The Irvine Co., for example, which owns most of the land around the base, repeatedly has refused to take a position on the airport, saying that it cannot do so until more is known about the final plan.
Disney executives reportedly met a few months ago with pro-airport officials and voiced continued support for El Toro planning efforts.
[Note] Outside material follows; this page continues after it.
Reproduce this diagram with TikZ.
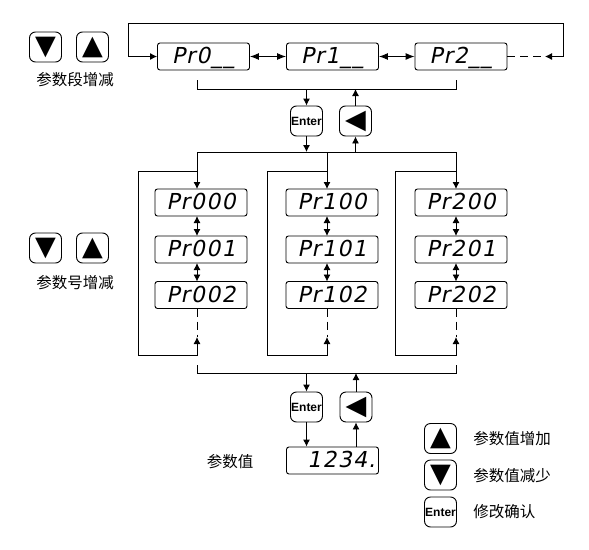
\documentclass[tikz,border=0pt]{standalone}
\usepackage{fontspec}
\usetikzlibrary{arrows.meta}
\newfontfamily\cjk{Noto Sans CJK SC}
\newfontfamily\lcdfont{DejaVu Sans}[FakeSlant=0.2,LetterSpace=6]
\newfontfamily\symfont{DejaVu Sans}
\newfontfamily\keyfont{Liberation Sans}

\begin{document}
\begin{tikzpicture}[x=1pt,y=-1pt,line width=0.9pt,>={Latex[length=7pt,width=7pt]},
  lcd/.style={draw,rounded corners=2.5pt,minimum width=92pt,minimum height=27pt,inner sep=0pt,
    text height=16pt,text depth=2pt,font=\lcdfont\fontsize{22}{22}\selectfont},
  key/.style={draw,rounded corners=6pt,minimum width=32pt,minimum height=30pt,inner sep=0pt},
  sym/.style={key,font=\symfont\fontsize{27}{27}\selectfont},
  enter/.style={key,font=\keyfont\bfseries\fontsize{12}{12}\selectfont},
  label/.style={font=\cjk\fontsize{15.5}{15.5}\selectfont,inner sep=0pt}]
\useasboundingbox (0,0) rectangle (589,549);

% left keys and labels
\node[sym] at (45.5,47)   (dn1) {▼};
\node[sym] at (92.5,47)   (up1) {▲};
\node[label] at (75,80)   (lab1) {参数段增减};
\node[sym] at (45.5,248)  (dn2) {▼};
\node[sym] at (92.5,248)  (up2) {▲};
\node[label] at (75,283)  (lab2) {参数号增减};

% parameter groups
\node[lcd] at (203.5,56.5) (p0) {Pr0\_\_};
\node[lcd] at (332.5,56.5) (p1) {Pr1\_\_};
\node[lcd] at (461,56.5)   (p2) {Pr2\_\_};

\draw[<->,>={Latex[length=9pt,width=7pt]}] (p0) -- (p1);
\draw[<->,>={Latex[length=9pt,width=7pt]}] (p1) -- (p2);
\coordinate (r0) at (128,56.5);
\coordinate (r1) at (563,56.5);
\coordinate (r2) at (545,56.5);
\draw[->] (r1) -- (563,23) -- (128,23) -- (r0) -- (p0);
\draw[->] (r1) -- (r2);
\draw[dashed,dash pattern=on 8pt off 5pt] (p2) -- (r2);

% first bracket and keys
\coordinate (u1) at (197,80);
\coordinate (u2) at (456,80);
\draw (u1) -- ++(0,9) -| (u2);
\coordinate (bar1) at (0,89);
\coordinate (bar2) at (0,152);
\node[enter] at (306.5,121) (ent1) {Enter};
\node[sym] at (355.5,121)   (bk1) {◀};
\draw[->] (ent1 |- bar1) -- (ent1);
\draw[->] (ent1) -- (ent1 |- bar2);
\draw[->] (bk1 |- bar2) -- (bk1);
\draw[->] (bk1) -- (bk1 |- bar1);
\draw (197,152) -- (456,152);

% parameter numbers
\node[lcd] at (201,202.5) (p000) {Pr000};
\node[lcd] at (201,249.5) (p001) {Pr001};
\node[lcd] at (201,295)   (p002) {Pr002};
\node[lcd] at (332,202.5) (p100) {Pr100};
\node[lcd] at (332,249.5) (p101) {Pr101};
\node[lcd] at (332,295)   (p102) {Pr102};
\node[lcd] at (461,202.5) (p200) {Pr200};
\node[lcd] at (461,249.5) (p201) {Pr201};
\node[lcd] at (461,295)   (p202) {Pr202};

\draw[->] (197,152) -- (197,189);
\draw[->] (327,152) -- (327,189);
\draw[->] (456,152) -- (456,189);
\draw[<->] (197,216) -- (197,236);
\draw[<->] (197,263) -- (197,281.5);
\draw[<->] (327,216) -- (327,236);
\draw[<->] (327,263) -- (327,281.5);
\draw[<->] (456,216) -- (456,236);
\draw[<->] (456,263) -- (456,281.5);

\coordinate (e0) at (197,337);
\coordinate (e1) at (327,337);
\coordinate (e2) at (456,337);
\draw[dashed,dash pattern=on 8pt off 5pt] (197,308.5) -- (e0);
\draw[dashed,dash pattern=on 8pt off 5pt] (327,308.5) -- (e1);
\draw[dashed,dash pattern=on 8pt off 5pt] (456,308.5) -- (e2);
\draw[->] (197,171) -- (138,171) -- (138,355) -- (197,355) -- (e0);
\draw[->] (327,171) -- (267,171) -- (267,355) -- (327,355) -- (e1);
\draw[->] (456,171) -- (395,171) -- (395,355) -- (456,355) -- (e2);

% second bracket and keys
\coordinate (w1) at (197,365);
\coordinate (w2) at (456,365);
\draw (w1) -- ++(0,8) -| (w2);
\coordinate (bar3) at (0,373);
\node[enter] at (306.5,407) (ent2) {Enter};
\node[sym] at (356,407)     (bk2) {◀};
\node[lcd,text width=86pt,align=right] at (332.5,460.5) (val) {1234.};
\node[label] at (230,462) (lab3) {参数值};
\draw[->] (ent2 |- bar3) -- (ent2);
\draw[->] (ent2) -- (ent2 |- val.north);
\draw[->] (bk2 |- val.north) -- (bk2);
\draw[->] (bk2) -- (bk2 |- bar3);

% legend
\node[sym] at (440.5,438.5) (kup) {▲};
\node[sym] at (440.5,475)   (kdn) {▼};
\node[enter] at (440.5,512) (kent) {Enter};
\node[label,anchor=west] at (473,439) (t1) {参数值增加};
\node[label,anchor=west] at (473,476) (t2) {参数值减少};
\node[label,anchor=west] at (473,512) (t3) {修改确认};
\end{tikzpicture}
\end{document}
But the executives said they wouldn’t push the plan publicly out of fear of a South County backlash, said one person who attended the meeting but asked to remain anonymous.
Other outspoken executives who have voiced support for the airport were hit with threats of protests and boycotts, including Darrel Anderson, a general partner at Knott’s Berry Farm; Roger Embrey, general manager for the Southern California Gas Co., and Bob Montgomery, senior director of business properties for Southwest Airlines.
After Montgomery’s comments in May, Southwest Chief Executive Herb Kelleher assured anti-airport forces by letter that the company would not interfere with the decision about whether to build the airport.
Disney Says It Has More Pressing Concerns
Walt Disney Co. is more worried about the economy and its need for talented new employees, Pressler said Tuesday at the university, where Disney is co-sponsoring a new undergraduate program in entertainment and tourism.
Before being named president of Walt Disney Attractions last December, Pressler was president of Disneyland, where his chief task was planning Disney’s California Adventure, now under construction next to Disneyland.
Disney is spending $1.4 billion on the new park, a new luxury hotel called the Grand Californian and Downtown Disney, a retail, dining and entertainment zone. It expects to attract 7 million visitors a year at the new park, in addition to about 13 million a year at Disneyland.
To guarantee the expansion’s financial success, Disney persuaded Anaheim and other public entities to spend hundreds of millions of dollars more to upgrade utilities and roadways in the area, including freeway offramps feeding directly into a huge Disney garage.
At a regional tourism conference last week, participants noted that several other new entertainment draws will attract visitors at the same time as the new Disney complex. They include entertainment-oriented areas in Hollywood and Long Beach and an expansion at Knott’s Berry Farm in Buena Park.
The conference, held in Long Beach and attended heavily by Orange County’s travel and tourism businesses, focused on such concerns as educating travelers about the network of rail lines and marketing Southern California as a region, to combat tough competition from Las Vegas and other destinations.
But the conference’s moderator, Jack Kyser, an economist at the Los Angeles County Economic Development Corp., warned that construction of an airport at El Toro may be a long way off.
Political infighting and likely court battles over El Toro make an airport there “something that probably no one in this room will see in their lifetime,” he said.